(WHAT THE TASK ASKS): Return the first line, the line containing "dead organic matter</text>", and every line between them, exactly as they stand.
════════════════
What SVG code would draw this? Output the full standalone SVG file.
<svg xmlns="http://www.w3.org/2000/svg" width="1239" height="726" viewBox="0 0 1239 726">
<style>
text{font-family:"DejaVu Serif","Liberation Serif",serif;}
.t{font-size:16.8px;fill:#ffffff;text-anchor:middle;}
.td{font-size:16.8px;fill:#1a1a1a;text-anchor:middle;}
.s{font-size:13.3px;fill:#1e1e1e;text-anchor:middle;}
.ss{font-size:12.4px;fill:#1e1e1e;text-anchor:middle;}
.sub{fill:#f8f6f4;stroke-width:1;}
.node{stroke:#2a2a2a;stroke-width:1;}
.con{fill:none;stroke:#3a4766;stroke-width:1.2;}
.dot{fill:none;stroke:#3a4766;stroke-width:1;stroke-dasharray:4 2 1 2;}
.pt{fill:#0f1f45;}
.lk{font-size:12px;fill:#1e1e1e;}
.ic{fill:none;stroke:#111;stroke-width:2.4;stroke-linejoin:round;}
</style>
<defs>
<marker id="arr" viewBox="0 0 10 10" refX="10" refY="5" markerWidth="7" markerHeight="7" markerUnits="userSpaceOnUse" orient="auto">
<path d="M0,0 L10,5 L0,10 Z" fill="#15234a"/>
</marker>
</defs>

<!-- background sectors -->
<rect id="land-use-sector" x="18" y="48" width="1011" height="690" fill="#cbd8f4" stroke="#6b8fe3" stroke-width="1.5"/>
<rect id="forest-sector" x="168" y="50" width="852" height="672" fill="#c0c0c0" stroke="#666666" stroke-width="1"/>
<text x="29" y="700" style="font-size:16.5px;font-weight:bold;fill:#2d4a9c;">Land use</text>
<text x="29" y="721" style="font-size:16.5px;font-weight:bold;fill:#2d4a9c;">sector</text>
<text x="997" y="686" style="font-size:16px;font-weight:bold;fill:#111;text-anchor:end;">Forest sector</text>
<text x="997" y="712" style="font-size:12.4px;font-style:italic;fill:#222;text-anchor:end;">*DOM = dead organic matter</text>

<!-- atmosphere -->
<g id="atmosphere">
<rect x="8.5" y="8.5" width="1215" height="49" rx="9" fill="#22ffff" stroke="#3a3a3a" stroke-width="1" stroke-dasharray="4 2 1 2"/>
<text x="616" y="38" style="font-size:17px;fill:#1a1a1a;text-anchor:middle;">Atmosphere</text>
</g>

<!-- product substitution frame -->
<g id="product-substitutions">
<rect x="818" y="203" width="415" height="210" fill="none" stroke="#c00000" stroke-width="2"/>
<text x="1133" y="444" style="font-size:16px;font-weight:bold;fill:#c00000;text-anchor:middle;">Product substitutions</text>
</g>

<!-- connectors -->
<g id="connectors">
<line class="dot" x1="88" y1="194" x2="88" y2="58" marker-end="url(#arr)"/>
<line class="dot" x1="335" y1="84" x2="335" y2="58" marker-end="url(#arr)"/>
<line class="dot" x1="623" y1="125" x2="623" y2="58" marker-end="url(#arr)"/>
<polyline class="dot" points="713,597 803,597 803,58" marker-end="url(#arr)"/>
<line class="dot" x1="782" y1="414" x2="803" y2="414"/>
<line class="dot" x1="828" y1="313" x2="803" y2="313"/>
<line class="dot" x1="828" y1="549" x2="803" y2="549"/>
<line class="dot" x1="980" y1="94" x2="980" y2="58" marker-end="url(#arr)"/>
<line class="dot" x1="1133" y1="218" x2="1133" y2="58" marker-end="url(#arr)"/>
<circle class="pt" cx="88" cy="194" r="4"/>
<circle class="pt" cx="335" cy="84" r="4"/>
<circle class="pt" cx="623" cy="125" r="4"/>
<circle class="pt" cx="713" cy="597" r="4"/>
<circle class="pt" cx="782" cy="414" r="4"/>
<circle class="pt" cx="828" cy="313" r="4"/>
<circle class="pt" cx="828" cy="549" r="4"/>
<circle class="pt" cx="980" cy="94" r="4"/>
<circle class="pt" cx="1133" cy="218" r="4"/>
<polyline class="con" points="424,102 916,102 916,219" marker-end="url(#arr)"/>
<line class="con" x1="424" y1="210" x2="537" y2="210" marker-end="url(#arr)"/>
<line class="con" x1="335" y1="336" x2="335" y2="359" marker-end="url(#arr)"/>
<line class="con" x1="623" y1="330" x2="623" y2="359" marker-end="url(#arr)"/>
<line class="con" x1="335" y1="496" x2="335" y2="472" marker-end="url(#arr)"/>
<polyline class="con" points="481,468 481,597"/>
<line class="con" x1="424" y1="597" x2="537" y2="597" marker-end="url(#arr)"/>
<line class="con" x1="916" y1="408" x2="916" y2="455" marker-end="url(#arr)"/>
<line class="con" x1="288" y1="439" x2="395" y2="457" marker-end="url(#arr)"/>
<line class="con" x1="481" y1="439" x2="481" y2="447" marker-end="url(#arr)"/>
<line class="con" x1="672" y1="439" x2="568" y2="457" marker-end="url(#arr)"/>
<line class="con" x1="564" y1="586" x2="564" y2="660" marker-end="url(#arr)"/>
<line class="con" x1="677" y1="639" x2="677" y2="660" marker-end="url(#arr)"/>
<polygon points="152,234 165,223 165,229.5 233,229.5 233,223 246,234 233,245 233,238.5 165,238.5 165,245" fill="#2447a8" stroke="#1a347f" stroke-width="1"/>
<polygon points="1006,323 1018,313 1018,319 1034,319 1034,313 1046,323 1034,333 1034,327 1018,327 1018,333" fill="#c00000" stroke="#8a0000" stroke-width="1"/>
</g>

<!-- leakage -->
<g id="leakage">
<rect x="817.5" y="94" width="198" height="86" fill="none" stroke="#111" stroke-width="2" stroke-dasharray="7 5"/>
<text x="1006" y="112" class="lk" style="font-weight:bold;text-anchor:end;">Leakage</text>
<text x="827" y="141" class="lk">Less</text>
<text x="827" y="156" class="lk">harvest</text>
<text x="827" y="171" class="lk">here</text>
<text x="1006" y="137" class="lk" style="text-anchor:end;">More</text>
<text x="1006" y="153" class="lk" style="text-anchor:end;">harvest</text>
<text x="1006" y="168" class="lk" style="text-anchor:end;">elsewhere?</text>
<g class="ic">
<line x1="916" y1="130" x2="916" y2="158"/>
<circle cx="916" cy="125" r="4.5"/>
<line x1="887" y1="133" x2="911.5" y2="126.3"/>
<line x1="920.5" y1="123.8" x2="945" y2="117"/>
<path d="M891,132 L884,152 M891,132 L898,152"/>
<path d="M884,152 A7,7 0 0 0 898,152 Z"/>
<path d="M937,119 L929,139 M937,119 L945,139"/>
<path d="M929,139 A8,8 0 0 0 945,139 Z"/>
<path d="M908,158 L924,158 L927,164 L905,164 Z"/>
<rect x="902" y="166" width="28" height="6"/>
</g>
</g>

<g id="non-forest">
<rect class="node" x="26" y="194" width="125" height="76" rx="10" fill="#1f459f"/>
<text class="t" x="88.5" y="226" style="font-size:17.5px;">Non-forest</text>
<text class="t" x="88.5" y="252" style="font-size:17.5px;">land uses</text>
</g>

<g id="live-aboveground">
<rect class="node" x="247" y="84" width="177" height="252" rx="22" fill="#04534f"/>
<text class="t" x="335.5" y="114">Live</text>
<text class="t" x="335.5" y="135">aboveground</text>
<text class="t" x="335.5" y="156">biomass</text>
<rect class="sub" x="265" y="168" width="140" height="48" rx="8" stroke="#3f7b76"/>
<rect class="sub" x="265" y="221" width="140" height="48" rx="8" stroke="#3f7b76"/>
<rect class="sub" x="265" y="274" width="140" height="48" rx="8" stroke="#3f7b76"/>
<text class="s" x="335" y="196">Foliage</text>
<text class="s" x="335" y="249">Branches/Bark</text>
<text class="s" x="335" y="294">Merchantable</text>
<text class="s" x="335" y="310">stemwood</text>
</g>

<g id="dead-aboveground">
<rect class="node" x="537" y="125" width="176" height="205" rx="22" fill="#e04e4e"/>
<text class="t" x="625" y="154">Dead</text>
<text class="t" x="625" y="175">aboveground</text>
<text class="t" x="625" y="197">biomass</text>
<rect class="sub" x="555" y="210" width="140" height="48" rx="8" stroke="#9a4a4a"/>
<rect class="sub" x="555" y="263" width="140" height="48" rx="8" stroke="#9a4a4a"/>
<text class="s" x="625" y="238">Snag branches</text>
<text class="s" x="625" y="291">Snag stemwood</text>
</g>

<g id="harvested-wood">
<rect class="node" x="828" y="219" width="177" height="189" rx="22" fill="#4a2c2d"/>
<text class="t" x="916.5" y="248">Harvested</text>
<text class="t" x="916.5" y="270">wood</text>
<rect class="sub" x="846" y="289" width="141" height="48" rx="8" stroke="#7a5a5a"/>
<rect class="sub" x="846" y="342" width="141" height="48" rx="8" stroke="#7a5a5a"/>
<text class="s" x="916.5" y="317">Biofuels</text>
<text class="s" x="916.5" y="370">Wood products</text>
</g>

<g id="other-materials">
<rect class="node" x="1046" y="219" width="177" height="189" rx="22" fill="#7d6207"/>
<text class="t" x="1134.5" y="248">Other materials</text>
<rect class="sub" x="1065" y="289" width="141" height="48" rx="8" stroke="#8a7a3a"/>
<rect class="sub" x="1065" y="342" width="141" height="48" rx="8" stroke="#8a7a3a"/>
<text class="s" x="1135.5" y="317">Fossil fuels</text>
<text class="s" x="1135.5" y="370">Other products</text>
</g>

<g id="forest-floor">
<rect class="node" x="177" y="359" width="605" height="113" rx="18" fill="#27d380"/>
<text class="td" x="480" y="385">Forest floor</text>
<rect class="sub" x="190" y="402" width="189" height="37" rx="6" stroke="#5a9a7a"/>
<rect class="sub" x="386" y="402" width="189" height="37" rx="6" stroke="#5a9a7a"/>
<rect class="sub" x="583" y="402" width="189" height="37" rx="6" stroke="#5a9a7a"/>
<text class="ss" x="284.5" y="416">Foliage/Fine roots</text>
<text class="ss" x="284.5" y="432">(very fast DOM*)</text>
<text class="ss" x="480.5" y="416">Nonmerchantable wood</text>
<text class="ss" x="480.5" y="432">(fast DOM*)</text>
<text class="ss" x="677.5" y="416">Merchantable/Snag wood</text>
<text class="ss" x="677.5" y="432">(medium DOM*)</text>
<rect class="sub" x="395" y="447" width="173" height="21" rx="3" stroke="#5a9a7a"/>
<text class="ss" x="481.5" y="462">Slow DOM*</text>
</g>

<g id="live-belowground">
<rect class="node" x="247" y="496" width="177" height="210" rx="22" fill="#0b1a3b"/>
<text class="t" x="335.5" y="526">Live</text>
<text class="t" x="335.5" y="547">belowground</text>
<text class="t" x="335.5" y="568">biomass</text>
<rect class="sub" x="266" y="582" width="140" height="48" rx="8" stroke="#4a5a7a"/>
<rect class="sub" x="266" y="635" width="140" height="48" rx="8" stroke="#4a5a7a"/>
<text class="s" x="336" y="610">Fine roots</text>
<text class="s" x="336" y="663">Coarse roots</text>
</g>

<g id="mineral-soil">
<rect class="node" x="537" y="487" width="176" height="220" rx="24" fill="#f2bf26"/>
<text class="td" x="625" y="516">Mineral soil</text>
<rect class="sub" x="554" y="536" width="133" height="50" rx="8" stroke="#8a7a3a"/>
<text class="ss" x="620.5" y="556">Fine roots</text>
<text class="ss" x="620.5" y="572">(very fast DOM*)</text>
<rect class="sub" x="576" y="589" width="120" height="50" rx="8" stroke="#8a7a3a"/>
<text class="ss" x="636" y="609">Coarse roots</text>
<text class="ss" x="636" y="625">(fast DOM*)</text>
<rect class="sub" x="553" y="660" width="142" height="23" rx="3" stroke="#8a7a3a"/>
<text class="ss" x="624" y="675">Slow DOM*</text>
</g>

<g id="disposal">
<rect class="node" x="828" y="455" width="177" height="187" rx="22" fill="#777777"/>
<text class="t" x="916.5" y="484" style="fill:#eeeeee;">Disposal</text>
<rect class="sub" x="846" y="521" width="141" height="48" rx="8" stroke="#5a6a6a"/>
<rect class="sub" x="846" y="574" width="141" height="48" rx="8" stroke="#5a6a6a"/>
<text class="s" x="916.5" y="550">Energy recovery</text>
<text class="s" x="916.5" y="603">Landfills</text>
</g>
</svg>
════════════════
(WRITTEN ANSWER):
What SVG code would draw this? Output the full standalone SVG file.
<svg xmlns="http://www.w3.org/2000/svg" width="1239" height="726" viewBox="0 0 1239 726">
<style>
text{font-family:"DejaVu Serif","Liberation Serif",serif;}
.t{font-size:16.8px;fill:#ffffff;text-anchor:middle;}
.td{font-size:16.8px;fill:#1a1a1a;text-anchor:middle;}
.s{font-size:13.3px;fill:#1e1e1e;text-anchor:middle;}
.ss{font-size:12.4px;fill:#1e1e1e;text-anchor:middle;}
.sub{fill:#f8f6f4;stroke-width:1;}
.node{stroke:#2a2a2a;stroke-width:1;}
.con{fill:none;stroke:#3a4766;stroke-width:1.2;}
.dot{fill:none;stroke:#3a4766;stroke-width:1;stroke-dasharray:4 2 1 2;}
.pt{fill:#0f1f45;}
.lk{font-size:12px;fill:#1e1e1e;}
.ic{fill:none;stroke:#111;stroke-width:2.4;stroke-linejoin:round;}
</style>
<defs>
<marker id="arr" viewBox="0 0 10 10" refX="10" refY="5" markerWidth="7" markerHeight="7" markerUnits="userSpaceOnUse" orient="auto">
<path d="M0,0 L10,5 L0,10 Z" fill="#15234a"/>
</marker>
</defs>

<!-- background sectors -->
<rect id="land-use-sector" x="18" y="48" width="1011" height="690" fill="#cbd8f4" stroke="#6b8fe3" stroke-width="1.5"/>
<rect id="forest-sector" x="168" y="50" width="852" height="672" fill="#c0c0c0" stroke="#666666" stroke-width="1"/>
<text x="29" y="700" style="font-size:16.5px;font-weight:bold;fill:#2d4a9c;">Land use</text>
<text x="29" y="721" style="font-size:16.5px;font-weight:bold;fill:#2d4a9c;">sector</text>
<text x="997" y="686" style="font-size:16px;font-weight:bold;fill:#111;text-anchor:end;">Forest sector</text>
<text x="997" y="712" style="font-size:12.4px;font-style:italic;fill:#222;text-anchor:end;">*DOM = dead organic matter</text>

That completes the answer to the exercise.